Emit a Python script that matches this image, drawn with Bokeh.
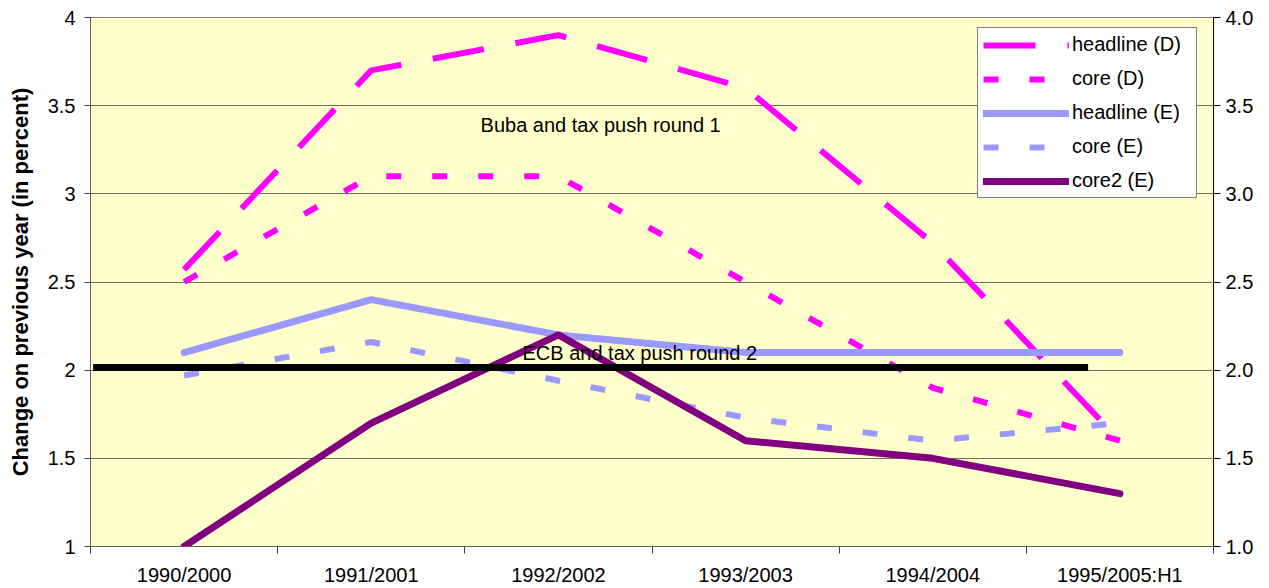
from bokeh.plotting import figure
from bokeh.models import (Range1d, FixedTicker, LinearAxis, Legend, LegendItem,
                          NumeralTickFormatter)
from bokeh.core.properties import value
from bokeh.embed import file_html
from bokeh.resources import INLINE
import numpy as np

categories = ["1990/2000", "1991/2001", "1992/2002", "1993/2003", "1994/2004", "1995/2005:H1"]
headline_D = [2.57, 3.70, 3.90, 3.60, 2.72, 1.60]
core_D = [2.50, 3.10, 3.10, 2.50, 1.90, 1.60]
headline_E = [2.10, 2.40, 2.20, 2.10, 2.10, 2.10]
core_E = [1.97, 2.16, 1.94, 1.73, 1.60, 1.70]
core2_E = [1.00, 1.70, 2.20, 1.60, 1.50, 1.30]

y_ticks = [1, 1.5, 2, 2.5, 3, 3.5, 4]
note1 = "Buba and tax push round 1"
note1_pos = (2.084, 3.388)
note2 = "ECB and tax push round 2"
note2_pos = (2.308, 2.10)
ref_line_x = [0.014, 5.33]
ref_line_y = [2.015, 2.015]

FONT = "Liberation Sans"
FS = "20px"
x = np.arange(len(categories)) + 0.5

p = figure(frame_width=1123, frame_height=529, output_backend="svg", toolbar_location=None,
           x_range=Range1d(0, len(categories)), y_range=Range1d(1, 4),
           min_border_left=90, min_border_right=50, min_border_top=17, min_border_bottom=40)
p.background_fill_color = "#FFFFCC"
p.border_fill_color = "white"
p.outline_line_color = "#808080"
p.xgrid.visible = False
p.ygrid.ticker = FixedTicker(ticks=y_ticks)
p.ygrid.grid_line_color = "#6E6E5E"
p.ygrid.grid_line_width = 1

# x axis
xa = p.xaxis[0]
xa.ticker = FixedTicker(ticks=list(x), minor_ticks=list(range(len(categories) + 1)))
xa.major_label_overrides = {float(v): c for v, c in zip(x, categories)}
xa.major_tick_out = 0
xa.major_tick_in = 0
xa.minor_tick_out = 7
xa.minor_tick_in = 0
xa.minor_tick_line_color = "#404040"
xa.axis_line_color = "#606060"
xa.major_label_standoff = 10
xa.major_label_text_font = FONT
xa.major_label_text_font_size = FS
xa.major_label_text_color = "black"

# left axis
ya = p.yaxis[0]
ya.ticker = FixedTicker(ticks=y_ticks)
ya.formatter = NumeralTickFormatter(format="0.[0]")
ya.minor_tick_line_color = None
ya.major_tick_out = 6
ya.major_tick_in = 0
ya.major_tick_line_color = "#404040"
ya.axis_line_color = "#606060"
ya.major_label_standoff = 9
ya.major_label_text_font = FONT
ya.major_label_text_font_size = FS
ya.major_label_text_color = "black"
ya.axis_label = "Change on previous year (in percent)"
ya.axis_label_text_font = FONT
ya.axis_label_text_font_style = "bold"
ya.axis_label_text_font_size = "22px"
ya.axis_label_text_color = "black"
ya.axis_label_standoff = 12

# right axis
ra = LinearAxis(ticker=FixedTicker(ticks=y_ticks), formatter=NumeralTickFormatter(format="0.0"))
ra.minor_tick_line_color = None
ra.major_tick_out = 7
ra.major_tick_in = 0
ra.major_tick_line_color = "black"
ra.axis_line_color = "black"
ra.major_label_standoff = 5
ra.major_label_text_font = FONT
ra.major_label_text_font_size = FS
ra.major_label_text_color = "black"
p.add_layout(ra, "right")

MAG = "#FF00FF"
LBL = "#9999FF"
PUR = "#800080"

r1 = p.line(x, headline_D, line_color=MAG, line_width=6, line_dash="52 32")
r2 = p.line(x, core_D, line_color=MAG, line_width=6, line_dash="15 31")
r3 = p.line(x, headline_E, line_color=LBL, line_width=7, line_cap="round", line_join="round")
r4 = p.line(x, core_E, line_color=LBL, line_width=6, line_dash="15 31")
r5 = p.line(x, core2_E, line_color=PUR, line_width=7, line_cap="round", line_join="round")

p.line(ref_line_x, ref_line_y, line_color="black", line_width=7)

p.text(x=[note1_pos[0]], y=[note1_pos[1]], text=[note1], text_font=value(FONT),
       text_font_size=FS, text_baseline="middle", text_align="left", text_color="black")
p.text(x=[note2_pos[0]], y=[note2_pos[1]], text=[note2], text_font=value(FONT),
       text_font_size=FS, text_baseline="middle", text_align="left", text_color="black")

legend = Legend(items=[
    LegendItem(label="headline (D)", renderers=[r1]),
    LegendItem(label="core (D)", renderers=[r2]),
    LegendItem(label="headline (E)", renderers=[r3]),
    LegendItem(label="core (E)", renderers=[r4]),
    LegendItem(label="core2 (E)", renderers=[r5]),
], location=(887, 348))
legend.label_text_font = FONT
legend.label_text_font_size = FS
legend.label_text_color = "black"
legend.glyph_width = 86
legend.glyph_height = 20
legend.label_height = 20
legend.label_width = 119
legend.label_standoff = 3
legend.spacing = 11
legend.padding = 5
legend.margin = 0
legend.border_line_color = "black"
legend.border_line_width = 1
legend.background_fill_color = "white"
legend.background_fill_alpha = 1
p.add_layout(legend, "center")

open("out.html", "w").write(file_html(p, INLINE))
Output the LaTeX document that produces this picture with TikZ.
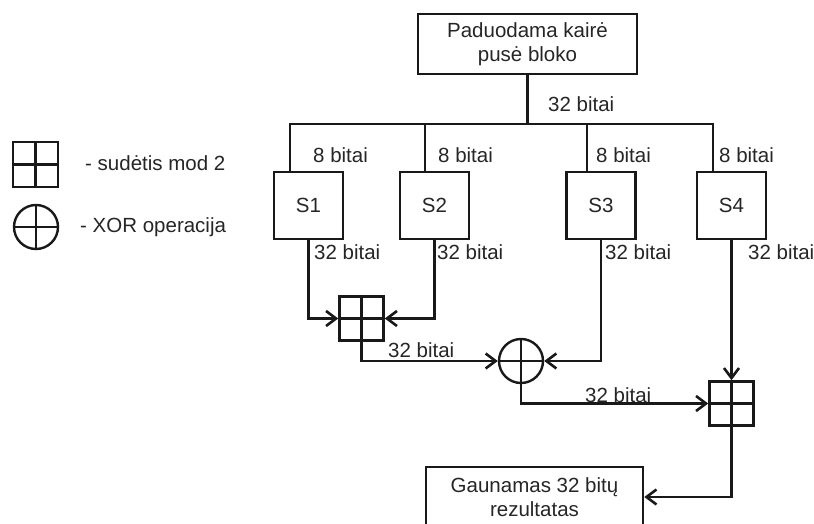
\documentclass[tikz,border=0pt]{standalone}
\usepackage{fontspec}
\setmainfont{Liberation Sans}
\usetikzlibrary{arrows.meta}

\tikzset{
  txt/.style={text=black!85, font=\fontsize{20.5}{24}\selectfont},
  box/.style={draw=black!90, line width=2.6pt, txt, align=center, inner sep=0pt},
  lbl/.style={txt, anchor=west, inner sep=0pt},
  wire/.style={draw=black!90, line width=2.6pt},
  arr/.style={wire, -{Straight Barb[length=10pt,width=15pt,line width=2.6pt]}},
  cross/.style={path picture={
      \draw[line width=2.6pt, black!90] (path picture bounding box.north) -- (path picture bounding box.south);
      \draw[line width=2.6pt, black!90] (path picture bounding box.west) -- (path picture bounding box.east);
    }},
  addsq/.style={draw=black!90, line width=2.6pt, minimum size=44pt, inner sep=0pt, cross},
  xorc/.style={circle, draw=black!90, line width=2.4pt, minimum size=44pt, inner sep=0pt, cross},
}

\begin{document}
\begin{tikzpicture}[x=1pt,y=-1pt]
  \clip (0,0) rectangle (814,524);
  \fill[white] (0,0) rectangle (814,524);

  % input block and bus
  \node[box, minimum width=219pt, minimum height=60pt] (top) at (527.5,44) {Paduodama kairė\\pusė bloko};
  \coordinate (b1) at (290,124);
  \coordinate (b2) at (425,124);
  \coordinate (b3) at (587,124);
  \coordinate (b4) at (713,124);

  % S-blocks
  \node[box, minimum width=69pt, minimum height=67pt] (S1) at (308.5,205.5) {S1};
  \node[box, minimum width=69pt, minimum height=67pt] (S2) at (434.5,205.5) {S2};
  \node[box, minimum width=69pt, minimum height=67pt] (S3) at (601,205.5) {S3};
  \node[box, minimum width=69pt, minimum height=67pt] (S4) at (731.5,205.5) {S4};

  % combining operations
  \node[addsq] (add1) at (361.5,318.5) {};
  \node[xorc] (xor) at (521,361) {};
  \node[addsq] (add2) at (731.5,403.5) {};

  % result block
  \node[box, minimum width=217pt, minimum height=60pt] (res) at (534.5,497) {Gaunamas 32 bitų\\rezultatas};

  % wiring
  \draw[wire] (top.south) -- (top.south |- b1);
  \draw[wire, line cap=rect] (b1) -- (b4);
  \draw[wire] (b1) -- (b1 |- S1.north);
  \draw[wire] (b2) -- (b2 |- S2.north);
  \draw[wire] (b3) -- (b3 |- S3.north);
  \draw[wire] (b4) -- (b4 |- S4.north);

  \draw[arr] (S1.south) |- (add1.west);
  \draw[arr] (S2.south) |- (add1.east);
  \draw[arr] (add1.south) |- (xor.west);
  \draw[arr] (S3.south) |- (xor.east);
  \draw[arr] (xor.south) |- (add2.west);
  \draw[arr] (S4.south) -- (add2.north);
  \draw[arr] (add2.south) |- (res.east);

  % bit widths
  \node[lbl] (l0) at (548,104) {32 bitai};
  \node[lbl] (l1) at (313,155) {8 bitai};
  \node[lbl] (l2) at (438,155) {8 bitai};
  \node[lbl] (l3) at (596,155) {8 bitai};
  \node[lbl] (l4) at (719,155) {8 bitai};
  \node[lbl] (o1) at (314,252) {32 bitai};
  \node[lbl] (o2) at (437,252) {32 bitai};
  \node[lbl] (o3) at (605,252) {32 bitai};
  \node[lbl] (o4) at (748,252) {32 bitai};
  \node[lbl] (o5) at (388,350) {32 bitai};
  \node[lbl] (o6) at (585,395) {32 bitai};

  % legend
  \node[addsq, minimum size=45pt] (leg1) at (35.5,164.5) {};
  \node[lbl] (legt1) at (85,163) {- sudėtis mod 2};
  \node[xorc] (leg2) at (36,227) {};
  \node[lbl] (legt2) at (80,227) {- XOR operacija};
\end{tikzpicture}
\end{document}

· · · · ·

● Required work
Write down exactly what the lines above say, from the line holding "Output the LaTeX" through the line holding "minimum height=67pt] (S4)", and nothing more. Do not copy the pictures.

● Task response
Output the LaTeX document that produces this picture with TikZ.
\documentclass[tikz,border=0pt]{standalone}
\usepackage{fontspec}
\setmainfont{Liberation Sans}
\usetikzlibrary{arrows.meta}

\tikzset{
  txt/.style={text=black!85, font=\fontsize{20.5}{24}\selectfont},
  box/.style={draw=black!90, line width=2.6pt, txt, align=center, inner sep=0pt},
  lbl/.style={txt, anchor=west, inner sep=0pt},
  wire/.style={draw=black!90, line width=2.6pt},
  arr/.style={wire, -{Straight Barb[length=10pt,width=15pt,line width=2.6pt]}},
  cross/.style={path picture={
      \draw[line width=2.6pt, black!90] (path picture bounding box.north) -- (path picture bounding box.south);
      \draw[line width=2.6pt, black!90] (path picture bounding box.west) -- (path picture bounding box.east);
    }},
  addsq/.style={draw=black!90, line width=2.6pt, minimum size=44pt, inner sep=0pt, cross},
  xorc/.style={circle, draw=black!90, line width=2.4pt, minimum size=44pt, inner sep=0pt, cross},
}

\begin{document}
\begin{tikzpicture}[x=1pt,y=-1pt]
  \clip (0,0) rectangle (814,524);
  \fill[white] (0,0) rectangle (814,524);

  % input block and bus
  \node[box, minimum width=219pt, minimum height=60pt] (top) at (527.5,44) {Paduodama kairė\\pusė bloko};
  \coordinate (b1) at (290,124);
  \coordinate (b2) at (425,124);
  \coordinate (b3) at (587,124);
  \coordinate (b4) at (713,124);

  % S-blocks
  \node[box, minimum width=69pt, minimum height=67pt] (S1) at (308.5,205.5) {S1};
  \node[box, minimum width=69pt, minimum height=67pt] (S2) at (434.5,205.5) {S2};
  \node[box, minimum width=69pt, minimum height=67pt] (S3) at (601,205.5) {S3};
  \node[box, minimum width=69pt, minimum height=67pt] (S4) at (731.5,205.5) {S4};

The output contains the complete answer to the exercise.